How much easier it is, then, to immediately feel immersed in that history, and therefore to feel like you’re a part of it and living it, and not like an outside observer in a characterless observation-tank of a room!

The other wonderful thing about a B&B is that, as part of the (relatively minimal) cost of your room, your breakfast is included. I don’t say that this is “wonderful” because of the few pennies you save on not having to buy your own morning coffee, but because breakfast is provided in a breakfast room, where you are surrounded by almost-always friendly fellow-travelers.

Unlike a restaurant or coffee shop in a chain hotel, the breakfast room has the ambiance of a place where your host has invited all his/her guests to share a meal together. You’ll meet fascinating people from all over the world, invariably including a few other Americans and also other children.

While you don’t want to be in the constant company of an organized group, that’s not to say that you don’t ever want the company of other people at all – breakfast at a B&B is a chance to exchange stories and experiences with other families having their own adventures, parallel to yours.

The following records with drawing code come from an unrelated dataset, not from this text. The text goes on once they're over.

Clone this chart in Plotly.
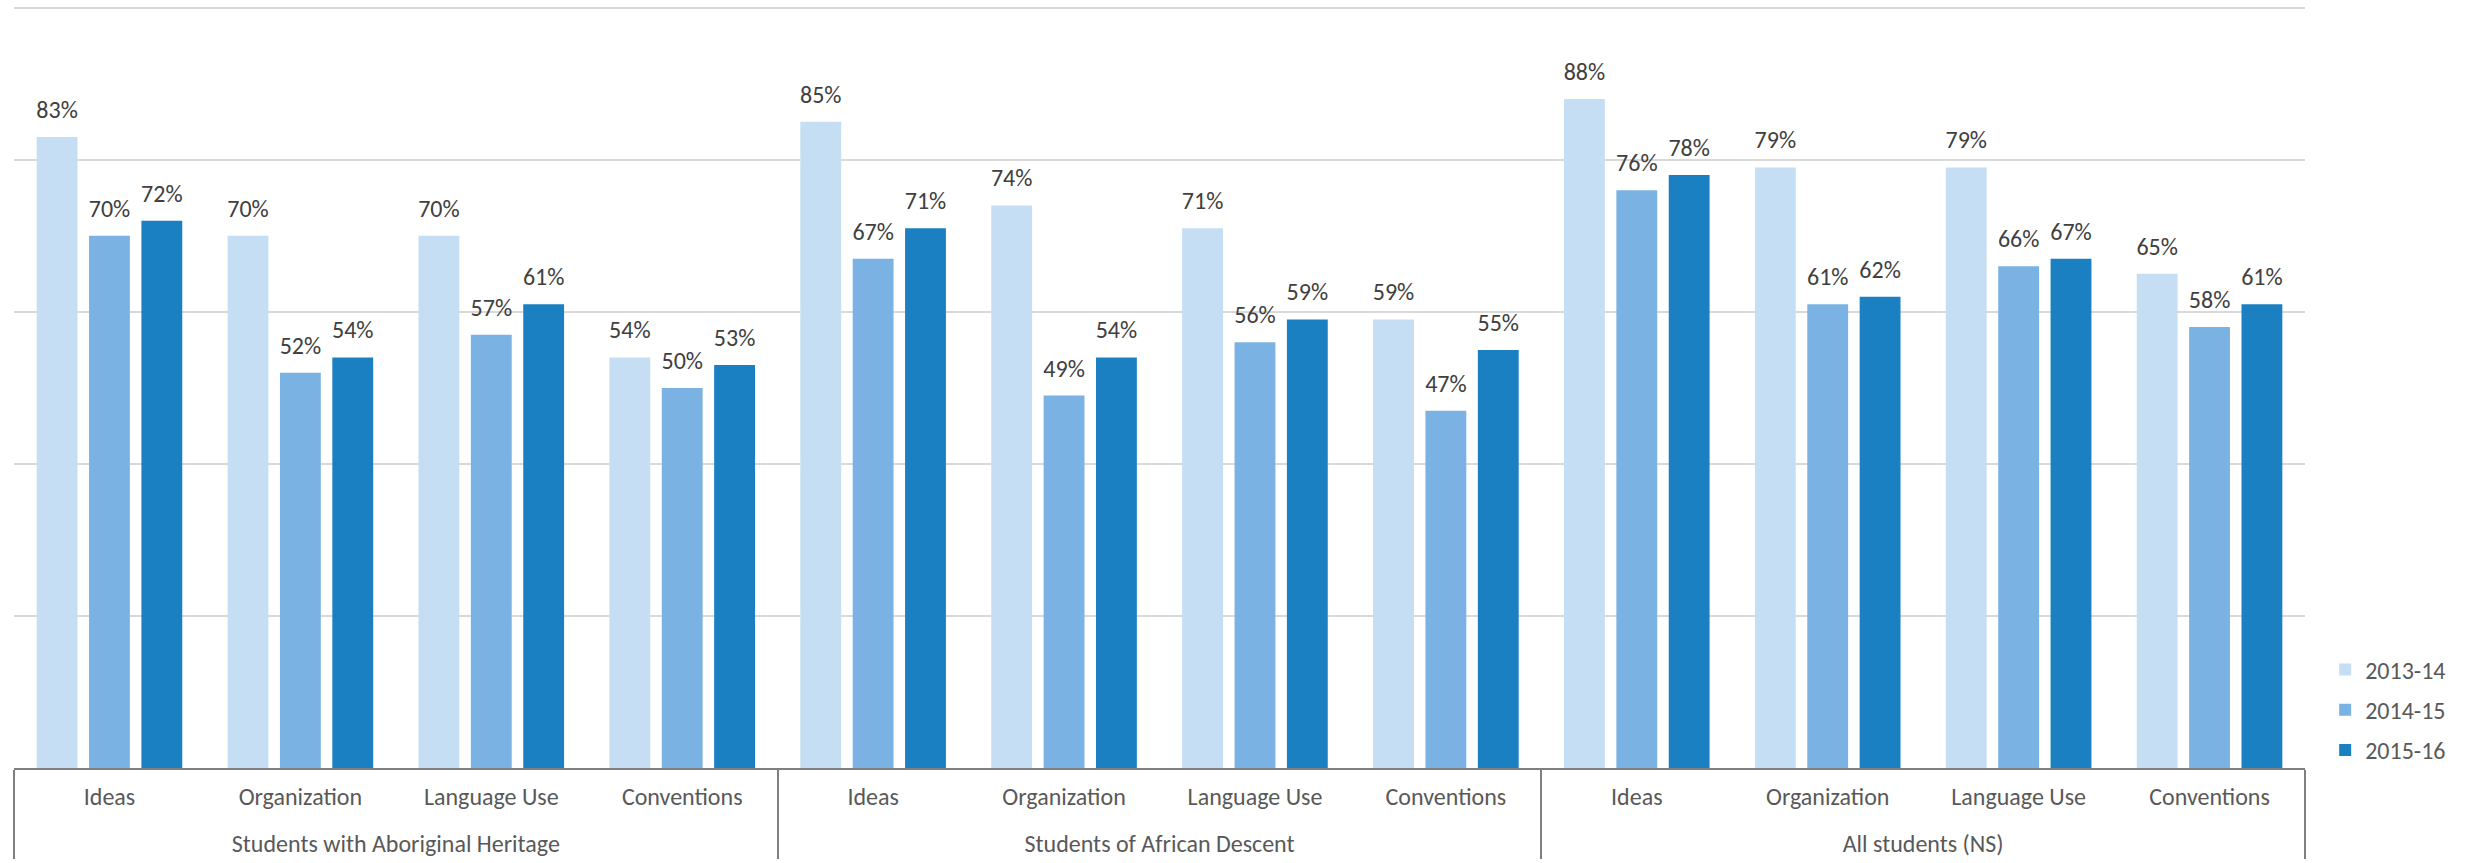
import plotly.graph_objects as go

groups = ["Students with Aboriginal Heritage", "Students of African Descent", "All students (NS)"]
skills = ["Ideas", "Organization", "Language Use", "Conventions"]
years = ["2013-14", "2014-15", "2015-16"]

# values (%) per year, ordered group by group, skill by skill
v_2013_14 = [83, 70, 70, 54, 85, 74, 71, 59, 88, 79, 79, 65]
v_2014_15 = [70, 52, 57, 50, 67, 49, 56, 47, 76, 61, 66, 58]
v_2015_16 = [72, 54, 61, 53, 71, 54, 59, 55, 78, 62, 67, 61]

series = [v_2013_14, v_2014_15, v_2015_16]
colors = ["#c5def3", "#7ab3e3", "#1b80c2"]

# category labels (inner row carries invisible spacer lines to place the two label rows)
SPACER = "<span style='font-size:14px;color:rgba(0,0,0,0)'>.</span>"
inner_labels = [f"<span style='font-size:24px'>{s}</span><br>{SPACER}<br>{SPACER}" for s in skills]
outer_labels = [f"<span style='font-size:24px'>{g}</span>" for g in groups]

x_outer = [g for g in outer_labels for _ in skills]
x_inner = [s for _ in groups for s in inner_labels]

FONT = "Carlito, 'Liberation Sans Narrow', Calibri, Roboto, sans-serif"

fig = go.Figure()
for name, vals, col in zip(years, series, colors):
    fig.add_trace(go.Bar(
        name=name,
        legendgroup=name,
        x=[x_outer, x_inner],
        y=vals,
        marker=dict(color=col, line=dict(width=0)),
        text=[f"<span style='font-size:24px'>{v}%</span><br><span style='color:rgba(0,0,0,0)'>.</span>" for v in vals],
        textposition="outside",
        textfont=dict(family=FONT, size=10, color="#404040"),
        constraintext="none",
        cliponaxis=False,
        hoverinfo="skip",
    ))

fig.update_layout(
    width=2473, height=863,
    margin=dict(l=14, r=168, t=4, b=95, pad=0),
    paper_bgcolor="white", plot_bgcolor="white",
    barmode="group", bargap=0.177, bargroupgap=0.22,
    font=dict(family=FONT, color="#595959", size=24),
    showlegend=True,
    legend=dict(x=1.0088, xanchor="left", y=0.076, yanchor="middle",
                font=dict(family=FONT, size=24, color="#595959"),
                tracegroupgap=6, bgcolor="rgba(0,0,0,0)"),
)
fig.update_xaxes(
    type="multicategory", showdividers=True, dividercolor="#7f7f7f", dividerwidth=2,
    showline=True, linecolor="#7f7f7f", linewidth=2,
    ticks="", showgrid=False, ticklabelstandoff=18,
    tickfont=dict(family=FONT, size=14, color="#595959"),
)
fig.update_yaxes(
    range=[0, 100.5], dtick=20, showgrid=True, gridcolor="#d9d9d9", gridwidth=2,
    showticklabels=False, zeroline=False, showline=False, ticks="",
)

fig.write_html("out.html", config={"displayModeBar": False, "responsive": False},
               post_script="document.body.style.margin='0';")
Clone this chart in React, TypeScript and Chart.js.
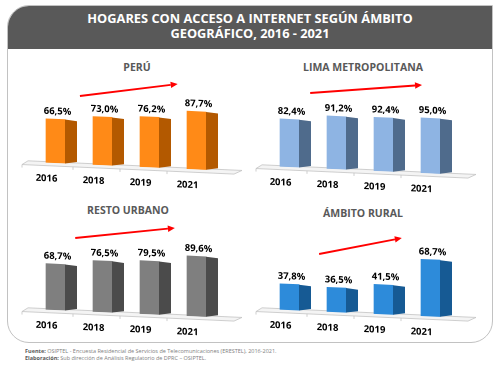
import React, { useEffect, useRef } from "react";
import { Chart, registerables } from "chart.js";

Chart.register(...registerables);

// ---- data ----
const years = ["2016", "2018", "2019", "2021"];
const peru = [66.5, 73.0, 76.2, 87.7];
const lima = [82.4, 91.2, 92.4, 95.0];
const restoUrbano = [68.7, 76.5, 79.5, 89.6];
const ambitoRural = [37.8, 36.5, 41.5, 68.7];

const mainTitle1 = "HOGARES CON ACCESO A INTERNET SEGÚN ÁMBITO";
const mainTitle2 = "GEOGRÁFICO, 2016 - 2021";
const panelTitles = ["PERÚ", "LIMA METROPOLITANA", "RESTO URBANO", "ÁMBITO RURAL"];

const FONT = "'Open Sans', 'DejaVu Sans', sans-serif";
const SKEW = 0.045;
const SIDE_W = 12;
const fmt = (v: number) => v.toFixed(1).replace(".", ",") + "%";

const styles: any[] = [
  { left: 0, top: 60, padL: 32, padR: 30, padT: 36, padB: 38, yMin: 0, yMax: 100, front: "#FF8A17", side: "#B35900", arrow: [0.52, 0, 2.6, -12] },
  { left: 250, top: 60, padL: 16, padR: 46, padT: 48, padB: 34, yMin: 0, yMax: 100, front: "#8EB4E3", side: "#4F6B8C", arrow: [0.44, -15, 2.82, -23] },
  { left: 0, top: 200, padL: 32, padR: 30, padT: 42, padB: 31, yMin: 0, yMax: 100, front: "#7F7F7F", side: "#4B4B4B", arrow: [0.42, -4, 2.54, -14] },
  { left: 250, top: 200, padL: 16, padR: 46, padT: 21, padB: 31, yMin: 12, yMax: 100, front: "#2D8BDA", side: "#165A94", arrow: [0.63, 33, 2.39, 17] },
];
const seriesList = [peru, lima, restoUrbano, ambitoRural];

const titlePos = [
  { x: 137, y: 67 },
  { x: 363, y: 67 },
  { x: 128, y: 210 },
  { x: 363, y: 213 },
];

function Panel({ values, st }: any) {
  const ref = useRef<HTMLCanvasElement | null>(null);
  useEffect(() => {
    const plugin = {
      id: "p3d",
      beforeDraw(chart: any) {
        chart.ctx.save();
        chart.ctx.transform(1, SKEW, 0, 1, 0, -SKEW * chart.chartArea.left);
      },
      beforeDatasetsDraw(chart: any) {
        const ctx = chart.ctx;
        const { left, right, bottom } = chart.chartArea;
        const xs = chart.scales.x;
        ctx.save();
        ctx.fillStyle = "#f4f4f4";
        ctx.strokeStyle = "#c4c4c4";
        ctx.lineWidth = 0.8;
        ctx.beginPath();
        ctx.moveTo(left - 4, bottom - 1);
        ctx.lineTo(right + 22, bottom - 1);
        ctx.lineTo(right + 14, bottom + 3);
        ctx.lineTo(left - 10, bottom + 3);
        ctx.closePath();
        ctx.fill();
        ctx.stroke();
        const tickXs = [left - 10];
        for (let i = 0; i < years.length - 1; i++) tickXs.push(xs.getPixelForValue(i + 0.5) - 6);
        tickXs.forEach((bx) => {
          ctx.beginPath();
          ctx.moveTo(bx, bottom + 3);
          ctx.lineTo(bx, bottom + 6);
          ctx.stroke();
        });
        ctx.restore();
      },
      afterDatasetsDraw(chart: any) {
        const ctx = chart.ctx;
        const meta = chart.getDatasetMeta(0);
        const bottom = chart.chartArea.bottom;
        const labels = chart.data.labels as string[];
        ctx.save();
        meta.data.forEach((el: any, i: number) => {
          const r = el.x + el.width / 2;
          const base = Math.min(el.base, bottom);
          ctx.fillStyle = st.side;
          ctx.beginPath();
          ctx.moveTo(r, el.y);
          ctx.lineTo(r + SIDE_W, el.y + 1);
          ctx.lineTo(r + SIDE_W, base - 2);
          ctx.lineTo(r, base);
          ctx.closePath();
          ctx.fill();
          ctx.fillStyle = "#000";
          ctx.font = `bold 9.5px ${FONT}`;
          ctx.textAlign = "center";
          ctx.textBaseline = "alphabetic";
          ctx.fillText(fmt(values[i]), el.x + 2, el.y - 5);
          ctx.textBaseline = "middle";
          ctx.fillText(labels[i], el.x - 9, bottom + 16);
        });
        ctx.restore();
      },
      afterDraw(chart: any) {
        const ctx = chart.ctx;
        ctx.restore();
        const xs = chart.scales.x;
        const [i0, dy0, i1, dy1] = st.arrow;
        const x0 = xs.getPixelForValue(i0);
        const x1 = xs.getPixelForValue(i1);
        const y0 = chart.chartArea.top + dy0;
        const y1 = chart.chartArea.top + dy1;
        const ang = Math.atan2(y1 - y0, x1 - x0);
        const hl = 7;
        const hw = 3.2;
        const bx = x1 - Math.cos(ang) * hl;
        const by = y1 - Math.sin(ang) * hl;
        ctx.save();
        ctx.strokeStyle = "#ff0000";
        ctx.fillStyle = "#ff0000";
        ctx.lineWidth = 1.8;
        ctx.beginPath();
        ctx.moveTo(x0, y0);
        ctx.lineTo(bx, by);
        ctx.stroke();
        ctx.beginPath();
        ctx.moveTo(x1, y1);
        ctx.lineTo(bx + Math.sin(ang) * hw, by - Math.cos(ang) * hw);
        ctx.lineTo(bx - Math.sin(ang) * hw, by + Math.cos(ang) * hw);
        ctx.closePath();
        ctx.fill();
        ctx.restore();
      },
    };
    const chart = new Chart(ref.current!, {
      type: "bar",
      data: { labels: years, datasets: [{ data: values, backgroundColor: st.front, barThickness: 19, borderWidth: 0 }] },
      options: {
        animation: false,
        responsive: false,
        maintainAspectRatio: false,
        devicePixelRatio: 1,
        layout: { padding: { left: st.padL, right: st.padR, top: st.padT, bottom: st.padB } },
        plugins: { legend: { display: false }, tooltip: { enabled: false } },
        scales: {
          x: { display: false },
          y: { display: false, min: st.yMin, max: st.yMax, beginAtZero: false },
        },
      },
      plugins: [plugin],
    } as any);
    return () => chart.destroy();
  }, []);
  return (
    <div style={{ position: "absolute", left: st.left, top: st.top, width: 250, height: 140 }}>
      <canvas ref={ref} width={250} height={140} style={{ display: "block", width: 250, height: 140 }} />
    </div>
  );
}

export default function App() {
  return (
    <div style={{ position: "absolute", left: 0, top: 0, width: 500, height: 368, fontFamily: FONT }}>
      <div
        style={{
          position: "absolute",
          left: 7,
          top: 5,
          width: 486,
          height: 338,
          boxSizing: "border-box",
          border: "1px solid #c2c2c2",
          borderRadius: "22px 0 22px 22px",
          overflow: "hidden",
        }}
      >
        <div
          style={{
            height: 43,
            background: "#595959",
            color: "#fff",
            fontWeight: 700,
            fontSize: 12.8,
            lineHeight: "15px",
            textAlign: "center",
            paddingTop: 5,
            boxSizing: "border-box",
          }}
        >
          <div>{mainTitle1}</div>
          <div>{mainTitle2}</div>
        </div>
      </div>
      {panelTitles.map((t, i) => (
        <div
          key={t}
          style={{
            position: "absolute",
            left: titlePos[i].x - 100,
            top: titlePos[i].y - 7,
            width: 200,
            textAlign: "center",
            fontWeight: 700,
            fontSize: 10.5,
            lineHeight: "14px",
            color: "#595959",
          }}
        >
          {t}
        </div>
      ))}
      {seriesList.map((s, i) => (
        <Panel key={i} values={s} st={styles[i]} />
      ))}
      <div
        style={{
          position: "absolute",
          left: 25,
          top: 348,
          fontSize: 5.5,
          lineHeight: "7px",
          color: "#808080",
          whiteSpace: "nowrap",
        }}
      >
        <div>
          <b style={{ color: "#5a5a5a" }}>Fuente:</b> OSIPTEL - Encuesta Residencial de Servicios de Telecomunicaciones (ERESTEL), 2016-2021.
        </div>
        <div>
          <b style={{ color: "#5a5a5a" }}>Elaboración:</b> Sub dirección de Análisis Regulatorio de DPRC – OSIPTEL.
        </div>
      </div>
    </div>
  );
}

The honeymoon couple from Amsterdam might be able to tell you about a fabulous little restaurant they found the night before. The woman visiting from Osaka might be eager to tell you that, although the museum you’re planning to visit is wonderful, her child loved another one so much more.

A simple breakfast becomes another chance to underscore the idea that people from all corners of the globe see our world as a wonderful place that’s theirs to explore, getting to know each other in the process.

How will you know how to recognize this type of accommodation? For one thing as you read down the guidebook listings you might look for the above terminology (‘auberge’ or ‘pensione’ instead of ‘hotel’), as well as the number of rooms (obviously if the number of rooms is 140 you can assume it is not a small B&B).

What you’re looking for is a “one star” or “two star” accommodation. Americans often refer to luxury hotels as “five star” or “four star”, but we don’t tend to monitor smaller hotels on this “star” system. Europeans, however, definitely do.

If a hotel has no stars at all, that is significant to note – avoid these, unless you are able to make the stretch that falling plaster, mildewed carpet and questionably washed sheets with holes in them further reflect that “sense of history” we were just discussing…

Another aspect of one-star hotels that is very common and taken for granted in much of the world, but that Americans are often taken a-back by, is that the toilet and shower may be down the hall from your room and therefore shared by the guests from several other rooms. This might have a negative connotation to Americans simply because it’s not something we ever see at home in a hotel we’d consider decent.

Before rejecting the idea out-of-hand, though, give some thought to the fact that the custom of a shared bathroom is not seen as a mark of a seedy or disreputable place outside of this country. If you think about it, when you are a guest in your Cousin Sally’s home you don’t generally have your own bathroom, but have to share it with Sally’s other guests. It’s not usually a terrible hardship in that situation and it doesn’t have to be in this case either, and it may be a way for you to save a significant amount of money.